Courtship practices are an interesting place to point out the difference of church culture and doctrine as well.  I grew up outside Utah in a place where physical affection was somewhat more casual.  By casual I mean that as a teenager I exchanged affectionateless embraces with many girls with whom I had no functional relationship, it was somewhat on the level of saying hello to a casual friend.  This cultural norm of physical affection somewhat affected expectations in actual courtship, although not in an extreme way.  Youth were just somewhat warmer with each other.  When I moved to Utah for college I discovered that friendship and courtship norms were somewhat more reserved, casual friendship hugs weren’t as common and every physical touch seemed to carry more weight of meaning.  I even knew a man who claimed that back east those evil members of the church seemed to believe that unless a date included some kind of sexual contact that it wasn’t a date, leading to a confusion of the church teaching people to date once a week meaning that they should have premarital sex.  Strictly speaking this isn’t true, I’d rate my eastern friends who were members of the church as equally chaste as the friends I found in Utah.  However I knew what the man meant, where I grew up there was more expectation of a low level of physical affection.  To be certain teenagers are likely to fall into all sorts of mischief no matter where they live, but hand holding, hugs, and a kiss goodnight are not exactly what I think of as sexual excess.  Many statements are made by church leaders about courtship norms, often trying to encourage a restoration of an idealized image of the 1950's which supposedly involved less premarital sex and marriage ages and birth rates based on principle instead of economics.  The problem is, in the past young people still had premarital sex.  And arguably, birth rates and marriage ages are determined by economic realities just like they always have been- we just have a different kind of economic structure and average income today.  Official church statements trying to sanctify the 1950's family arrangements as ideal can probably be counted as having as much doctrinal weight as early church leaders decrying the waltz as sexually decedant.

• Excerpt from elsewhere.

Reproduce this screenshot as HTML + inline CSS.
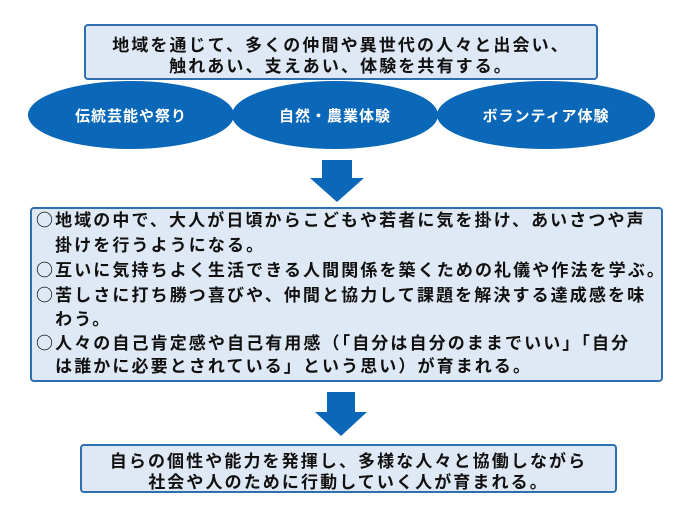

Its impossible to talk about church culture without acknowledging that it is different around the world and that I don’t know much about that.  I’ve lived in two towns in Utah and in one town on the east coast.  There are differences in how authoritative church statements are interpreted every where you go.  But, based on my own experience and on the experiences of a friend whose father was in the military and therefore moved around a lot, I’d say that in the United States there is a cultural tendency for members of the church to believe they are more righteous than members of the church elsewhere.  They tend to see it as inevitable that their particular cultural environment is better suited to being righteous that somewhere else.  To be certain there are specific cultural differences throughout the church that are remarkable and interesting, however I think anyone who believes this actual means one group is better than the other has had too narrow of an experience in the world.  When my father visited Nepal on a business trip a church member there asked if he thought being rich made it harder for him to live the gospel.  Is that any more or less true than the idea that righteousness is easier when you have the support of those around you or that righteousness its easier when your testimony is more pure when you stand out from the people around you?  Every area of the world has its eccentricities and customs and norms, but I don’t believe that you can divide people by geography to show that any one group has a better chance at salvation than another.  Speaking of the rich young man, Christ said that salvation was impossible for all men, but with God anything is possible.